症状が軽い場合だと、1週間程で症状が改善されます。
症状が強く、熱感や腫れなどの炎症が強い場合は、症状の改善に1か月程かかることもあります。
当院では、整体・マッサージの施術時間を10分 1,800円〜、時間を自由に決めることができ、施術時間を+10分延ばすごとに、+1,800円で施術します。
テーピングで腱鞘と筋肉を補強する
痛みと可動域制限が強く、熱感や腫れなどの炎症が強い場合は、テーピングをすることで腱鞘炎の原因となる腱鞘と筋肉の働きを補うことができ、症状の改善が早くなります。
当院では、テープを使った長さにより、100円~500円で施術します。
鍼治療を併用して施術効果を高める
整体・マッサージだけでも効果はありますが、鍼が苦手でなければ、整体・マッサージと鍼を併用して施術をするとより効果があります。
鍼は、整体・マッサージでは届かない身体の奥の筋肉や腱鞘に直接アプローチができ、より筋肉の緊張が緩和され、鎮痛効果が期待できます。
患者様と相談をしながら、整体・マッサージのみで施術をするか、鍼も併用して施術をするかを決めていきます。
当院では鍼の自費施術は、本数を1~5本 1,800円〜、本数を自由に決めることができ、本数を+2本増やすごとに、+900円で施術します。
鍼は続けて施術をする場合、健康保険を使って施術することができます。

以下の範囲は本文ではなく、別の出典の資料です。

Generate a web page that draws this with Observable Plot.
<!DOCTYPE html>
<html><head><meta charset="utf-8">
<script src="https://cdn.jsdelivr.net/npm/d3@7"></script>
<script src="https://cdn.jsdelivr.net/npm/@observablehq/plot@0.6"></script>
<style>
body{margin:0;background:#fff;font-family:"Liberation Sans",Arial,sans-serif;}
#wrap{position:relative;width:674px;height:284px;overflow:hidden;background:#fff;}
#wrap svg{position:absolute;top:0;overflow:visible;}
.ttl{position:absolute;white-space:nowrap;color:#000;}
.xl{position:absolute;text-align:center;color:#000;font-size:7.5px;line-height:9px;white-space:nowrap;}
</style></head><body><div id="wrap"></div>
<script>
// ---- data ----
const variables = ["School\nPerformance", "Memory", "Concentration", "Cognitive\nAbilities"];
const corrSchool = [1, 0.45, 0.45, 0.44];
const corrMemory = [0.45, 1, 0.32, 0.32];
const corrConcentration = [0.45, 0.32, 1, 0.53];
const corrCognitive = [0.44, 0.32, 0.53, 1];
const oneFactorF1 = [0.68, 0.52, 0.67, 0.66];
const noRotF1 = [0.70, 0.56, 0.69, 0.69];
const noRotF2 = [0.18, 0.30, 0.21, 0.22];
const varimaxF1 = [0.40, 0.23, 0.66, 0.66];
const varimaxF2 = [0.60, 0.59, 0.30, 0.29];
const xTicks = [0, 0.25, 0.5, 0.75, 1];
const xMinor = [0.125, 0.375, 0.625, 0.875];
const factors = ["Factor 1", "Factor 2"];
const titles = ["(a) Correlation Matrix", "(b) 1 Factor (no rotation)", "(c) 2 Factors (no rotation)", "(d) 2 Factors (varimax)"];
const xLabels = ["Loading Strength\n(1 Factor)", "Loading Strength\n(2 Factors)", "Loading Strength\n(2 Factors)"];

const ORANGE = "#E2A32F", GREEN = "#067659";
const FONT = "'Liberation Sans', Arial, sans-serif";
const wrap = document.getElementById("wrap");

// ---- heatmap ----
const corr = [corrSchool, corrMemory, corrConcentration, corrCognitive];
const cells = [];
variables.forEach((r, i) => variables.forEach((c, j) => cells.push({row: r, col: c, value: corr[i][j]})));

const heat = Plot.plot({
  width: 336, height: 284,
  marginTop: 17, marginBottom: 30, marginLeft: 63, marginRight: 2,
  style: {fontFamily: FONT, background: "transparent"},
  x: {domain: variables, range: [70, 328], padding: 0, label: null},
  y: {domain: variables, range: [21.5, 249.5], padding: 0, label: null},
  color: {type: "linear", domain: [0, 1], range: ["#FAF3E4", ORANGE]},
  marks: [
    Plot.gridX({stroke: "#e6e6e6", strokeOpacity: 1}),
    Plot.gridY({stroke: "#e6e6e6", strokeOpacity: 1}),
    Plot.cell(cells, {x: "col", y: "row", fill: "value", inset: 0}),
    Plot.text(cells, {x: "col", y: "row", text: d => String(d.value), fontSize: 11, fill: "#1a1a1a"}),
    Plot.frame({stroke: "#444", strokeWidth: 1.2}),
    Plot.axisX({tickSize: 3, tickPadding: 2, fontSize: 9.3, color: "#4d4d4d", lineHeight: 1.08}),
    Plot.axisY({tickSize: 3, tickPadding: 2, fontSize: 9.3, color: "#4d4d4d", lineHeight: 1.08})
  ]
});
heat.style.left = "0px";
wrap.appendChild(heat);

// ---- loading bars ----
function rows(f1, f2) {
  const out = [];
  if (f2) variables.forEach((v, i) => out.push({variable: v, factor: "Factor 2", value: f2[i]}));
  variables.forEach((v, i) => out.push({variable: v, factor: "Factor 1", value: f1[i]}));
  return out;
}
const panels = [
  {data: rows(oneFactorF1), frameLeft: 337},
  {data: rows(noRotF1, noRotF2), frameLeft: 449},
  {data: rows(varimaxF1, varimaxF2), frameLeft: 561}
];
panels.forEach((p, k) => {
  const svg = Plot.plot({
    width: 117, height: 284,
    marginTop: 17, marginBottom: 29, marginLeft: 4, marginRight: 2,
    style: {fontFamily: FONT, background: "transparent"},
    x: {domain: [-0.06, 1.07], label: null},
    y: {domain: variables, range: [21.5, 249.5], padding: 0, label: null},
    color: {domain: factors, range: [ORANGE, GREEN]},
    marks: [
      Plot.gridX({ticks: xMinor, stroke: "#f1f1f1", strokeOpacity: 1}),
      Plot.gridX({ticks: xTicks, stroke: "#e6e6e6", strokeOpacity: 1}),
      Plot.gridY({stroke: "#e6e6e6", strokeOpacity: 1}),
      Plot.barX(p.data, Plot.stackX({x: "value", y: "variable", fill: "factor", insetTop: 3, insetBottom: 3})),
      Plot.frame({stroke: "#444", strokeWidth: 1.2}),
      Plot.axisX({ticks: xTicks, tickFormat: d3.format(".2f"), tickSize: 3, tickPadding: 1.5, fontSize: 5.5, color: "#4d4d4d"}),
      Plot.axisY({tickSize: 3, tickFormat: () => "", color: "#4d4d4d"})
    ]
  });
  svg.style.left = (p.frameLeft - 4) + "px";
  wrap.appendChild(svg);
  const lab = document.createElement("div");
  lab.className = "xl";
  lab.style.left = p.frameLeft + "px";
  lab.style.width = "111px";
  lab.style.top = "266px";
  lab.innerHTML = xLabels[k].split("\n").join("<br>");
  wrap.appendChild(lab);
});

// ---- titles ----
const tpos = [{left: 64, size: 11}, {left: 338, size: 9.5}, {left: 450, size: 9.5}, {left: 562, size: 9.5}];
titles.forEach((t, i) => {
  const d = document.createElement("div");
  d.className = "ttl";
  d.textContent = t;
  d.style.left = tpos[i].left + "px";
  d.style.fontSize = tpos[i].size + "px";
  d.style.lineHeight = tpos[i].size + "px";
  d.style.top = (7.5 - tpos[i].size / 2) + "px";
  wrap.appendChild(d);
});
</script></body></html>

健康保険を使うことで、自費施術よりも料金を安く抑えることができます。
まとめ
以上のことから、腱鞘炎を治す近道は、症状が現れた原因をしっかりと見極め、改善できるところは改善して、前腕の筋肉に負担がかからない動作を理解することが大切です。
ご自身でいろいろと試しながら、自分にあった改善方法を見つけることが大切です。
腱鞘炎の原因となる筋肉は、前腕の筋肉の中で、6種類程度あります。
腱鞘炎の原因となっている筋肉を見つけ出し、筋肉の繊維に対して垂直でまっすぐに指をあて、筋肉の繊維を傷つけないように、「痛気持ちいい」と感じる快適圧で押してマッサージします。その際に、消炎鎮痛の効果のある塗り薬を塗りながら、炎症が起きている腱鞘の部分も弱い刺激でマッサージします。そうすると、筋肉の緊張が緩和され、腱鞘の炎症が治まり、痛みが軽減されます。
また、腱鞘の炎症が強く、手関節の可動域制限が強い場合は、手関節の骨と骨の間を広げるようにして、少し痛みがでるくらいの範囲まで手関節を動かす運動療法を行います。そうすると、腱鞘の中を通る腱の動きが良くなり、腱鞘の炎症が治まり、手関節の動きがスムーズになり、痛みが軽減されます。
施術の頻度は症状によって異なります。
炎症が強い場合は、アイシングをして熱感や腫れを抑えます。
痛みと可動域制限が強く、熱感や腫れなどの炎症が強い場合は、テーピングをします。
整体・マッサージだけでも効果はありますが、鍼が苦手でなければ、整体・マッサージと鍼を併用して施術をするとより効果があります。